1月31日で議長としての任期が切れるバーナンキ米連邦準備理事会(FRB)議長の米上院における再任承認手続きに、予想以上の時間がかかっている。ダウ・ジョーンズ通信が22日時点で上院議員100人のうち58人にコンタクトを取って議長再任への賛否を尋ねたところ、賛成24、反対15、態度未定19という結果。25日時点の調査では、回答した81人のうち、賛成35、反対17、態度未定29になっており、22日時点よりも賛成が増えているが、議事妨害を排除して承認手続きを行うのに必要な60には達していない。オバマ大統領が属している民主党の議員からも反対者が出ており、先に行われたマサチューセッツ州上院補選での民主党候補敗北の衝撃がいかに強かったかをうかがわせる。「オバマ旋風」が消え去り、米国民の間では「反ウォール街」機運が強まっている。そうした「風」の変化を見誤ると11月の中間選挙で議員の座を失ってしまうのではないかという危機感が、改選を控える議員などの間で強いのではないかと推測される。

 リード民主党上院院内総務が議長再任に賛成の意向を表明するなど、有力議員が事態収拾に動いているため、多数決でバーナンキ議長の続投が決まるシナリオが有力である。しかし、少なからぬ反対票を浴びての再任ということになると、議長としての権威やリーダーシップに傷がつく可能性がないとは言えない。

 ところで、昨年秋以降、バーナンキ氏やグリーンスパン氏など歴代のFRB議長に関する書籍や雑誌記事に接する機会が増えている。

 バーナンキ議長を2009年の「今年の人(Person of the Year)」に選んだ米誌タイムの12月28日・1月4日号は、数々の珍しい写真とともに、バーナンキ議長の日常を様々な角度から紹介した、興味深い内容。記事は最初の方で、バーナンキ議長を「変わり者(nerd)」と形容していた。

 スタンフォード大学教授(元財務次官)ジョン・B・テイラー氏の著書『脱線FRB』(日経BP社)は、住宅バブル発生の原因を、グリーンスパン議長時代のFRBがテイラールールを逸脱した低金利政策を続けたことに求める内容である。テイラー氏の試算によると、2002年から利上げを開始していれば住宅着工の急増とブーム崩壊は起こらなかったはずだという。
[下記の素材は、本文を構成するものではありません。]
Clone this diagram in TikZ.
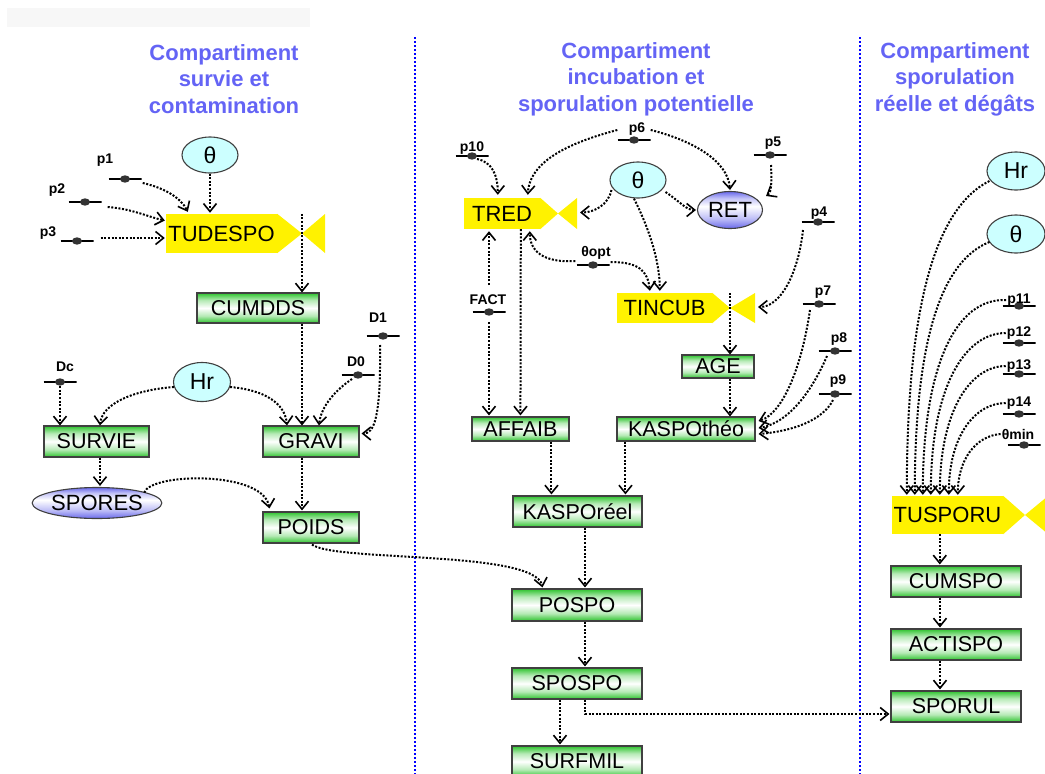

しかし、この本には上智大学の大津氏による補論「テイラー=グリーンスパン論争の概要」が掲載されており、筆者としてはむしろ、そこで紹介されているグリーンスパン氏の反論の方に説得力があると感じる。「住宅需要に影響があるのはFFレートではなく住宅ローン固定金利であり、これはグローバルな貯蓄過剰にも大いに影響されて水準が決まってくるものである。したがって、連銀の政策金利と住宅投資の増加を直接関連付けて考えるのは適切ではない」というのが、グリーンスパン氏による反論の柱である。また、テイラールールで目標インフレ率を2%とすることの経済学的根拠が乏しいことなど、ウッドフォード氏によるテイラールールについての注意点の指摘にも、言及がなされている。

 ベテランFedウォッチャーであるレナード・サントウ氏の著書『FRB議長バーンズからバーナンキまで』(日本経済新聞出版社)はFRBによる近年の金融政策運営の短所を鋭く突いている。サントウ氏によると、グリーンスパン議長の時代に、コアインフレ率を一定の範囲内に収めようとすること、そのためにFFレート誘導水準を上下に動かすことにFRBはこだわりすぎて、他の政策アプローチ(準備率や株式証拠金率など)が使われなくなり、単純化の傾向が強まったという。バーナンキ議長については、「物価に対する思い入れが激しすぎるために、非常に重要な問題がいくつか視野から抜け落ちていたように思われる。たとえば、前任者の政策から生まれた問題の一つである住宅バブルに対し、然るべき注意が向けられることはなかった」と、サントウ氏は批判している。